A indefinição no programa da marcha para Paris2024, que pode incluir uma estafeta mista com a distância da maratona, é “uma grande falta de respeito por atletas”, a um ano dos Jogos, disse hoje à Lusa Inês Henriques.

“É uma grande falta de respeito para com os atletas que trabalham todos os dias, sem saber para quê. Já se ouve isso [alterações no formato da marcha] há imenso tempo. Em janeiro divulgaram, e deviam fazê-lo com alguma coisa que estivesse aprovada, para não andarem mais uma vez a brincarem com as nossas vidas”, lamenta, à Lusa, a atleta portuguesa Inês Henriques.

Campeã e recordista mundial dos 50 quilómetros, lutou pela inclusão desta distância no feminino no programa de Tóquio2020, sem sucesso nos tribunais, e agora vê o fim de carreira, que quer realizar nuns Jogos Olímpicos, de novo envolto em indefinição e polémica.

Em cima da mesa está um ‘vaivém’ de propostas entre a World Athletics, a federação internacional de ciclismo e o Comité Olímpico Internacional (COI), que tem levado a propostas de inclusão de uma distância mista a par dos 20 quilómetros, no lugar dos 35 km.

Em Tóquio2020, correram-se os 20 km e os homens puderam discutir os 50, uma pretensão gorada no feminino, e para Paris2024 foi anunciada uma prova mista de 35 quilómetros, agora sem acordo à vista entre as duas entidades.

Uma das ideias veiculadas passa por uma estafeta ao longo da distância da maratona, com cada atleta a revezar-se após secções de pouco mais de 10 quilómetros, próximo das corridas ‘ekiden’ (aí com equipas de seis).

A menos de ano e meio de Paris2024, os atletas ainda não sabem ao certo para que prova, que distância e que tipologia (a solo ou com equipas, mistas ou não) terão de preparar, nos treinos e nas provas, para alcançar mínimos de qualificação.
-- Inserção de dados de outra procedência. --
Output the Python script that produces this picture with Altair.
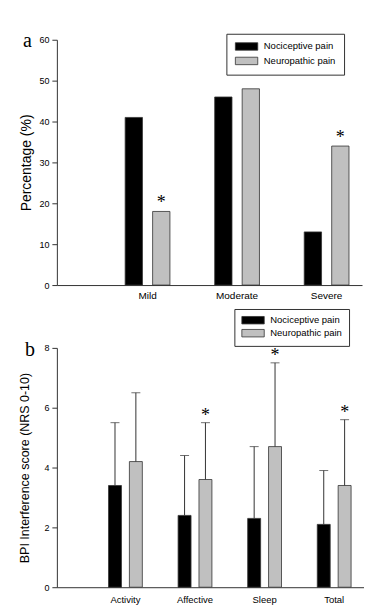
import altair as alt
import pandas as pd

# ---- Panel a data ----
severity = ["Mild", "Moderate", "Severe"]
groups = ["Nociceptive pain", "Neuropathic pain"]
noci_pct = [41, 46, 13]
neuro_pct = [18, 48, 34]
neuro_pct_sig = [True, False, True]

# ---- Panel b data ----
domains = ["Activity", "Affective", "Sleep", "Total"]
noci_mean = [3.4, 2.4, 2.3, 2.1]
noci_upper = [5.5, 4.4, 4.7, 3.9]
neuro_mean = [4.2, 3.6, 4.7, 3.4]
neuro_upper = [6.5, 5.5, 7.5, 5.6]
neuro_sig = [False, True, True, True]

colors = ["#000000", "#c0c0c0"]
SANS = "Liberation Sans"
SERIF = "Liberation Serif"
AX = "#333333"

rows_a = []
for i, c in enumerate(severity):
    rows_a.append({"cat": c, "group": groups[0], "value": noci_pct[i], "sig": False})
    rows_a.append({"cat": c, "group": groups[1], "value": neuro_pct[i], "sig": neuro_pct_sig[i]})
df_a = pd.DataFrame(rows_a)

rows_b = []
for i, c in enumerate(domains):
    rows_b.append({"cat": c, "group": groups[0], "mean": noci_mean[i], "upper": noci_upper[i], "sig": False})
    rows_b.append({"cat": c, "group": groups[1], "mean": neuro_mean[i], "upper": neuro_upper[i], "sig": neuro_sig[i]})
df_b = pd.DataFrame(rows_b)

# wide flat legend swatch: drawn 6 units wide, 2 units tall (unit = sqrt(size)/2)
LEG_SYMBOL = "M-1,-1H5V1H-1Z"


def color_enc(lx, ly, row_pad, pad):
    return alt.Color(
        "group:N", sort=groups,
        scale=alt.Scale(domain=groups, range=colors),
        legend=alt.Legend(
            title=None, orient="none", legendX=lx, legendY=ly,
            strokeColor=AX, padding=pad, symbolType=LEG_SYMBOL, symbolSize=56,
            symbolStrokeColor=AX, symbolStrokeWidth=0.8, symbolOpacity=1,
            labelFont=SANS, labelFontSize=9.5, labelColor="#000",
            labelOffset=20, rowPadding=row_pad,
        ),
    )


def x_enc(order, p_in, p_out, align, tick_pad, fsize):
    return alt.X(
        "cat:N", sort=order, title=None,
        scale=alt.Scale(domain=order, paddingInner=p_in, paddingOuter=p_out, align=align),
        axis=alt.Axis(labelAngle=0, ticks=False, domainColor=AX, labelFont=SANS,
                      labelFontSize=fsize, labelColor="#000", labelPadding=tick_pad),
    )


def xoff_enc(p):
    return alt.XOffset("group:N", sort=groups,
                       scale=alt.Scale(domain=groups, paddingInner=p, paddingOuter=0))


# ---- Panel a ----
ya = alt.Y(
    "value:Q",
    scale=alt.Scale(domain=[0, 60], nice=False),
    axis=alt.Axis(values=[0, 10, 20, 30, 40, 50, 60], grid=False, tickSize=5,
                  tickColor=AX, domainColor=AX, labelFont=SANS, labelFontSize=9,
                  labelColor="#000", labelPadding=3, title="Percentage (%)",
                  titleFont=SANS, titleFontSize=14, titleFontWeight="normal",
                  titleColor="#000", titlePadding=5),
)
xa = x_enc(severity, 0.5, 0.454, 0.84, 5, 10)

bars_a = alt.Chart(df_a).mark_bar(stroke=AX, strokeWidth=0.8).encode(
    x=xa, xOffset=xoff_enc(0.37), y=ya, color=color_enc(170, -6, 2.5, 8)
)
star_a = alt.Chart(df_a).transform_filter("datum.sig").mark_text(
    text="*", font=SERIF, fontSize=18, baseline="middle", dy=-8, color="#000"
).encode(x=alt.X("cat:N", sort=severity), xOffset=alt.XOffset("group:N", sort=groups), y="value:Q")
lab_a = alt.Chart(pd.DataFrame({"t": ["a"]})).mark_text(
    font=SERIF, fontSize=20, align="left", baseline="alphabetic", color="#000"
).encode(text="t:N", x=alt.value(-34), y=alt.value(7))

panel_a = alt.layer(bars_a, star_a, lab_a).properties(width=306, height=246)

# ---- Panel b ----
yb = alt.Y(
    "mean:Q",
    scale=alt.Scale(domain=[0, 8], nice=False),
    axis=alt.Axis(values=[0, 2, 4, 6, 8], grid=False, tickSize=5,
                  tickColor=AX, domainColor=AX, labelFont=SANS, labelFontSize=9,
                  labelColor="#000", labelPadding=3,
                  title="BPI Interference score (NRS 0-10)",
                  titleFont=SANS, titleFontSize=12.5, titleFontWeight="normal",
                  titleColor="#000", titlePadding=12),
)
xb = x_enc(domains, 0.514, 0.464, 0.8, 7, 9.5)

bars_b = alt.Chart(df_b).mark_bar(stroke=AX, strokeWidth=0.8).encode(
    x=xb, xOffset=xoff_enc(0.38), y=yb, color=color_enc(178, -39, 1, 6.5)
)
whisk_b = alt.Chart(df_b).mark_rule(color=AX, strokeWidth=1).encode(
    x=alt.X("cat:N", sort=domains), xOffset=alt.XOffset("group:N", sort=groups),
    y="mean:Q", y2="upper:Q"
)
cap_b = alt.Chart(df_b).mark_tick(color=AX, thickness=1, size=9, orient="horizontal").encode(
    x=alt.X("cat:N", sort=domains), xOffset=alt.XOffset("group:N", sort=groups),
    y="upper:Q"
)
star_b = alt.Chart(df_b).transform_filter("datum.sig").mark_text(
    text="*", font=SERIF, fontSize=18, baseline="middle", dy=-7, color="#000"
).encode(x=alt.X("cat:N", sort=domains), xOffset=alt.XOffset("group:N", sort=groups), y="upper:Q")
lab_b = alt.Chart(pd.DataFrame({"t": ["b"]})).mark_text(
    font=SERIF, fontSize=20, align="left", baseline="alphabetic", color="#000"
).encode(text="t:N", x=alt.value(-32), y=alt.value(8))

panel_b = alt.layer(bars_b, whisk_b, cap_b, star_b, lab_b).properties(width=308, height=240)

chart = alt.vconcat(panel_a, panel_b, spacing=8).resolve_scale(
    color="independent", x="independent", y="independent", xOffset="independent"
).resolve_legend(color="independent").properties(
    padding={"left": 10, "top": 22, "right": 0, "bottom": 0}, background="white"
).configure_view(stroke=None)

chart.save("out.html", embed_options={"renderer": "svg", "actions": False})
Uma situação com a qual a Federação Portuguesa de Atletismo (FPA) se mostra “preocupada”, disse à Lusa fonte oficial desta instituição, precisamente pela proximidade de Paris2024.

Segundo a mesma fonte, esta questão “implica com a preparação dos atletas”, mas acredita “que se encontrará rapidamente uma solução” que possa conferir à prova “dignidade desportiva”.

Presente em três Jogos Olímpicos, a marchadora de 42 anos lamenta a confusão que os atletas sofrem “meses e meses”, sem saber “para que trabalham”, e teme que esta atuação possa voltar a reduzir a marcha de tal forma, presa em problemas técnicos e de ajuizamento, que possa sair do programa como um todo.

“Não vamos inventar o que já está inventado. Quando vi o que estavam a fazer, disse logo ao meu treinador: ‘a acontecer, é só em Paris2024, porque vai dar bronca e nunca mais’”, critica.

Assim, e porque considera estar a ser esquecida “a origem da marcha”, esta prova mista só pode ser “a brincar com os atletas”.

Quem está em atividade “não é ouvido”, acusa, e tem seguido o caminho dos 20 quilómetros para seguir dentro do programa de preparação olímpica, fundamental para poder dedicar-se profissionalmente, até para não estar “dependente de outra pessoa”.

“É complicado sairmos para a rua e motivarmo-nos todos os dias numa coisa que não sabemos como vai ser no futuro. Quando foi a tentativa de introdução dos 50 km femininos, disseram-nos que tinha de ser com três anos de antecedência [qualquer alteração]. (...) Estamos a menos de ano e meio dos Jogos”, ironiza.

Para Inês Henriques, uma das figuras da modalidade, “pior que não ter uma resposta é uma indefinição”.

“Mais vale dizerem ‘é assim’, e definimos a nossa vida. Estar em constante indefinição é muito doloroso”, lamenta.